WHAT IS REQUIRED
Retype all material exactly. Pictures stay out of the copy.

COLLECTED MATERIAL
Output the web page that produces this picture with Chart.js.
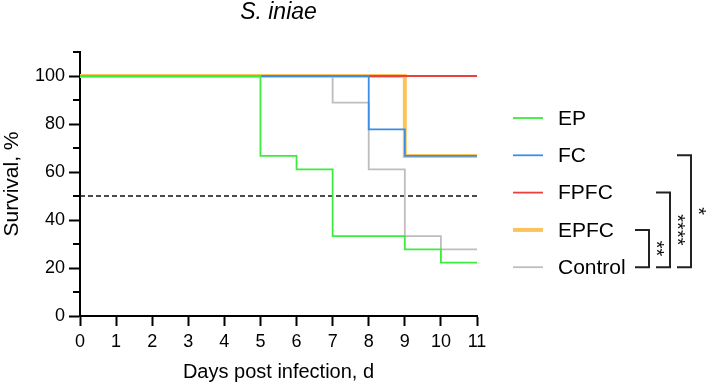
<!DOCTYPE html>
<html>
<head>
<meta charset="utf-8">
<script src="https://cdn.jsdelivr.net/npm/chart.js@4/dist/chart.umd.min.js"></script>
<style>
  html, body { margin: 0; padding: 0; background: #fff; }
  #wrap { width: 707px; height: 387px; }
</style>
</head>
<body>
<div id="wrap"><canvas id="survivalChart" width="707" height="387"></canvas></div>
<script>
// Kaplan-Meier style survival curves (days post infection vs survival %)
const seriesNames = ['EP', 'FC', 'FPFC', 'EPFC', 'Control'];

const epDays = [0, 5, 6, 7, 9, 10, 11];
const epSurvival = [100, 66.7, 61.1, 33.3, 27.8, 22.2, 22.2];

const fcDays = [0, 8, 9, 11];
const fcSurvival = [100, 77.8, 66.7, 66.7];

const fpfcDays = [0, 11];
const fpfcSurvival = [100, 100];

const epfcDays = [0, 9, 11];
const epfcSurvival = [100, 66.7, 66.7];

const controlDays = [0, 7, 8, 9, 10, 11];
const controlSurvival = [100, 88.9, 61.1, 33.3, 27.8, 27.8];

const medianDays = [0, 11];
const medianLine = [50, 50];

const xTicks = [0, 1, 2, 3, 4, 5, 6, 7, 8, 9, 10, 11];
const yTickLabels = [0, 20, 40, 60, 80, 100];

// significance brackets: [upper group, lower group, label]
const comparisons = [
    ['EPFC', 'Control', '**'],
    ['FPFC', 'Control', '****'],
    ['FC', 'Control', '*']
];

const colors = {
    EP: '#3cec3c',
    FC: '#3a8ee6',
    FPFC: '#e8403c',
    EPFC: '#fbc35c',
    Control: '#bdbdbd'
};
const FONT = 'Arial, "Liberation Sans", Helvetica, sans-serif';

function points(xs, ys) {
    return xs.map((x, i) => ({ x: x, y: ys[i] }));
}

function stepSet(label, xs, ys, width) {
    return {
        label: label,
        data: points(xs, ys),
        borderColor: colors[label],
        borderWidth: width,
        stepped: true,
        pointRadius: 0,
        fill: false
    };
}

// draw order: index 0 ends up on top
const datasets = [
    stepSet('EP', epDays, epSurvival, 1.8),
    stepSet('FC', fcDays, fcSurvival, 1.8),
    stepSet('Control', controlDays, controlSurvival, 1.8),
    stepSet('FPFC', fpfcDays, fpfcSurvival, 1.8),
    stepSet('EPFC', epfcDays, epfcSurvival, 4),
    {
        label: 'median',
        data: points(medianDays, medianLine),
        borderColor: '#111',
        borderWidth: 1.3,
        borderDash: [5, 3],
        pointRadius: 0,
        fill: false
    }
];

const decorations = {
    id: 'decorations',
    afterDraw(chart) {
        const ctx = chart.ctx;
        const area = chart.chartArea;
        const yScale = chart.scales.y;
        ctx.save();

        // minor ticks on the y axis
        ctx.strokeStyle = '#000';
        ctx.lineWidth = 2;
        for (let v = 10; v <= 110; v += 20) {
            const py = Math.round(yScale.getPixelForValue(v));
            ctx.beginPath();
            ctx.moveTo(area.left - 7, py);
            ctx.lineTo(area.left, py);
            ctx.stroke();
        }

        // title
        ctx.fillStyle = '#000';
        ctx.textAlign = 'center';
        ctx.textBaseline = 'middle';
        ctx.font = 'italic 23px ' + FONT;
        ctx.fillText('S. iniae', (area.left + area.right) / 2, 13);

        // axis titles
        ctx.font = '20px ' + FONT;
        ctx.fillText('Days post infection, d', (area.left + area.right) / 2, 372);
        ctx.save();
        ctx.translate(12, (area.top + area.bottom) / 2);
        ctx.rotate(-Math.PI / 2);
        ctx.font = '21px ' + FONT;
        ctx.fillText('Survival, %', 0, 0);
        ctx.restore();

        // legend
        const rowY = {};
        const legendX = area.right + 36;
        seriesNames.forEach((name, i) => {
            const y = area.top + 66 + i * 37.3;
            rowY[name] = y;
            ctx.strokeStyle = colors[name];
            ctx.lineWidth = name === 'EPFC' ? 4 : 1.8;
            ctx.beginPath();
            ctx.moveTo(legendX, y);
            ctx.lineTo(legendX + 30, y);
            ctx.stroke();
            ctx.fillStyle = '#000';
            ctx.textAlign = 'left';
            ctx.font = '21px ' + FONT;
            ctx.fillText(name, legendX + 45, y + 1);
        });

        // significance brackets
        ctx.strokeStyle = '#222';
        ctx.lineWidth = 2;
        let armLeft = legendX + 122;
        comparisons.forEach(([top, bottom, label]) => {
            const y1 = rowY[top];
            const y2 = rowY[bottom];
            const armRight = armLeft + 14;
            ctx.beginPath();
            ctx.moveTo(armLeft, y1);
            ctx.lineTo(armRight, y1);
            ctx.lineTo(armRight, y2);
            ctx.lineTo(armLeft, y2);
            ctx.stroke();
            ctx.save();
            ctx.translate(armRight + 7, (y1 + y2) / 2);
            ctx.rotate(Math.PI / 2);
            ctx.fillStyle = '#111';
            ctx.textAlign = 'center';
            ctx.textBaseline = 'middle';
            ctx.font = '20px ' + FONT;
            ctx.fillText(label, 0, 0);
            ctx.restore();
            armLeft = armRight + 7;
        });

        ctx.restore();
    }
};

new Chart(document.getElementById('survivalChart'), {
    type: 'line',
    data: { datasets: datasets },
    options: {
        responsive: false,
        animation: false,
        layout: { padding: { top: 52, right: 230, left: 0, bottom: 0 } },
        plugins: {
            legend: { display: false },
            tooltip: { enabled: false }
        },
        scales: {
            x: {
                type: 'linear',
                min: 0,
                max: 11,
                afterFit: (scale) => { scale.height = 71; },
                afterBuildTicks: (scale) => { scale.ticks = xTicks.map(v => ({ value: v })); },
                ticks: {
                    stepSize: 1,
                    color: '#000',
                    padding: 5,
                    font: { family: FONT, size: 18 },
                    maxRotation: 0
                },
                grid: {
                    drawOnChartArea: false,
                    tickLength: 10,
                    tickWidth: 2,
                    tickColor: '#000'
                },
                border: { color: '#000', width: 2 }
            },
            y: {
                min: 0,
                max: 110,
                afterFit: (scale) => { scale.width = 80; },
                afterBuildTicks: (scale) => { scale.ticks = yTickLabels.map(v => ({ value: v })); },
                ticks: {
                    color: '#000',
                    padding: 4,
                    font: { family: FONT, size: 18 }
                },
                grid: {
                    drawOnChartArea: false,
                    tickLength: 11,
                    tickWidth: 2,
                    tickColor: '#000'
                },
                border: { color: '#000', width: 2 }
            }
        }
    },
    plugins: [decorations]
});
</script>
</body>
</html>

RESPONSE BELOW
Output the web page that produces this picture with Chart.js.
<!DOCTYPE html>
<html>
<head>
<meta charset="utf-8">
<script src="https://cdn.jsdelivr.net/npm/chart.js@4/dist/chart.umd.min.js"></script>
<style>
  html, body { margin: 0; padding: 0; background: #fff; }
  #wrap { width: 707px; height: 387px; }
</style>
</head>
<body>
<div id="wrap"><canvas id="survivalChart" width="707" height="387"></canvas></div>
<script>
// Kaplan-Meier style survival curves (days post infection vs survival %)
const seriesNames = ['EP', 'FC', 'FPFC', 'EPFC', 'Control'];

const epDays = [0, 5, 6, 7, 9, 10, 11];
const epSurvival = [100, 66.7, 61.1, 33.3, 27.8, 22.2, 22.2];

const fcDays = [0, 8, 9, 11];
const fcSurvival = [100, 77.8, 66.7, 66.7];

const fpfcDays = [0, 11];
const fpfcSurvival = [100, 100];

const epfcDays = [0, 9, 11];
const epfcSurvival = [100, 66.7, 66.7];

const controlDays = [0, 7, 8, 9, 10, 11];
const controlSurvival = [100, 88.9, 61.1, 33.3, 27.8, 27.8];

const medianDays = [0, 11];
const medianLine = [50, 50];

const xTicks = [0, 1, 2, 3, 4, 5, 6, 7, 8, 9, 10, 11];
const yTickLabels = [0, 20, 40, 60, 80, 100];

// significance brackets: [upper group, lower group, label]
const comparisons = [
    ['EPFC', 'Control', '**'],
    ['FPFC', 'Control', '****'],
    ['FC', 'Control', '*']
];

const colors = {
    EP: '#3cec3c',
    FC: '#3a8ee6',
    FPFC: '#e8403c',
    EPFC: '#fbc35c',
    Control: '#bdbdbd'
};
const FONT = 'Arial, "Liberation Sans", Helvetica, sans-serif';

function points(xs, ys) {
    return xs.map((x, i) => ({ x: x, y: ys[i] }));
}

function stepSet(label, xs, ys, width) {
    return {
        label: label,
        data: points(xs, ys),
        borderColor: colors[label],
        borderWidth: width,
        stepped: true,
        pointRadius: 0,
        fill: false
    };
}

// draw order: index 0 ends up on top
const datasets = [
    stepSet('EP', epDays, epSurvival, 1.8),
    stepSet('FC', fcDays, fcSurvival, 1.8),
    stepSet('Control', controlDays, controlSurvival, 1.8),
    stepSet('FPFC', fpfcDays, fpfcSurvival, 1.8),
    stepSet('EPFC', epfcDays, epfcSurvival, 4),
    {
        label: 'median',
        data: points(medianDays, medianLine),
        borderColor: '#111',
        borderWidth: 1.3,
        borderDash: [5, 3],
        pointRadius: 0,
        fill: false
    }
];

const decorations = {
    id: 'decorations',
    afterDraw(chart) {
        const ctx = chart.ctx;
        const area = chart.chartArea;
        const yScale = chart.scales.y;
        ctx.save();

        // minor ticks on the y axis
        ctx.strokeStyle = '#000';
        ctx.lineWidth = 2;
        for (let v = 10; v <= 110; v += 20) {
            const py = Math.round(yScale.getPixelForValue(v));
            ctx.beginPath();
            ctx.moveTo(area.left - 7, py);
            ctx.lineTo(area.left, py);
            ctx.stroke();
        }

        // title
        ctx.fillStyle = '#000';
        ctx.textAlign = 'center';
        ctx.textBaseline = 'middle';
        ctx.font = 'italic 23px ' + FONT;
        ctx.fillText('S. iniae', (area.left + area.right) / 2, 13);

        // axis titles
        ctx.font = '20px ' + FONT;
        ctx.fillText('Days post infection, d', (area.left + area.right) / 2, 372);
        ctx.save();
        ctx.translate(12, (area.top + area.bottom) / 2);
        ctx.rotate(-Math.PI / 2);
        ctx.font = '21px ' + FONT;
        ctx.fillText('Survival, %', 0, 0);
        ctx.restore();

        // legend
        const rowY = {};
        const legendX = area.right + 36;
        seriesNames.forEach((name, i) => {
            const y = area.top + 66 + i * 37.3;
            rowY[name] = y;
            ctx.strokeStyle = colors[name];
            ctx.lineWidth = name === 'EPFC' ? 4 : 1.8;
            ctx.beginPath();
            ctx.moveTo(legendX, y);
            ctx.lineTo(legendX + 30, y);
            ctx.stroke();
            ctx.fillStyle = '#000';
            ctx.textAlign = 'left';
            ctx.font = '21px ' + FONT;
            ctx.fillText(name, legendX + 45, y + 1);
        });

        // significance brackets
        ctx.strokeStyle = '#222';
        ctx.lineWidth = 2;
        let armLeft = legendX + 122;
        comparisons.forEach(([top, bottom, label]) => {
            const y1 = rowY[top];
            const y2 = rowY[bottom];
            const armRight = armLeft + 14;
            ctx.beginPath();
            ctx.moveTo(armLeft, y1);
            ctx.lineTo(armRight, y1);
            ctx.lineTo(armRight, y2);
            ctx.lineTo(armLeft, y2);
            ctx.stroke();
            ctx.save();
            ctx.translate(armRight + 7, (y1 + y2) / 2);
            ctx.rotate(Math.PI / 2);
            ctx.fillStyle = '#111';
            ctx.textAlign = 'center';
            ctx.textBaseline = 'middle';
            ctx.font = '20px ' + FONT;
            ctx.fillText(label, 0, 0);
            ctx.restore();
            armLeft = armRight + 7;
        });

        ctx.restore();
    }
};

new Chart(document.getElementById('survivalChart'), {
    type: 'line',
    data: { datasets: datasets },
    options: {
        responsive: false,
        animation: false,
        layout: { padding: { top: 52, right: 230, left: 0, bottom: 0 } },
        plugins: {
            legend: { display: false },
            tooltip: { enabled: false }
        },
        scales: {
            x: {
                type: 'linear',
                min: 0,
                max: 11,
                afterFit: (scale) => { scale.height = 71; },
                afterBuildTicks: (scale) => { scale.ticks = xTicks.map(v => ({ value: v })); },
                ticks: {
                    stepSize: 1,
                    color: '#000',
                    padding: 5,
                    font: { family: FONT, size: 18 },
                    maxRotation: 0
                },
                grid: {
                    drawOnChartArea: false,
                    tickLength: 10,
                    tickWidth: 2,
                    tickColor: '#000'
                },
                border: { color: '#000', width: 2 }
            },
            y: {
                min: 0,
                max: 110,
                afterFit: (scale) => { scale.width = 80; },
                afterBuildTicks: (scale) => { scale.ticks = yTickLabels.map(v => ({ value: v })); },
                ticks: {
                    color: '#000',
                    padding: 4,
                    font: { family: FONT, size: 18 }
                },
                grid: {
                    drawOnChartArea: false,
                    tickLength: 11,
                    tickWidth: 2,
                    tickColor: '#000'
                },
                border: { color: '#000', width: 2 }
            }
        }
    },
    plugins: [decorations]
});
</script>
</body>
</html>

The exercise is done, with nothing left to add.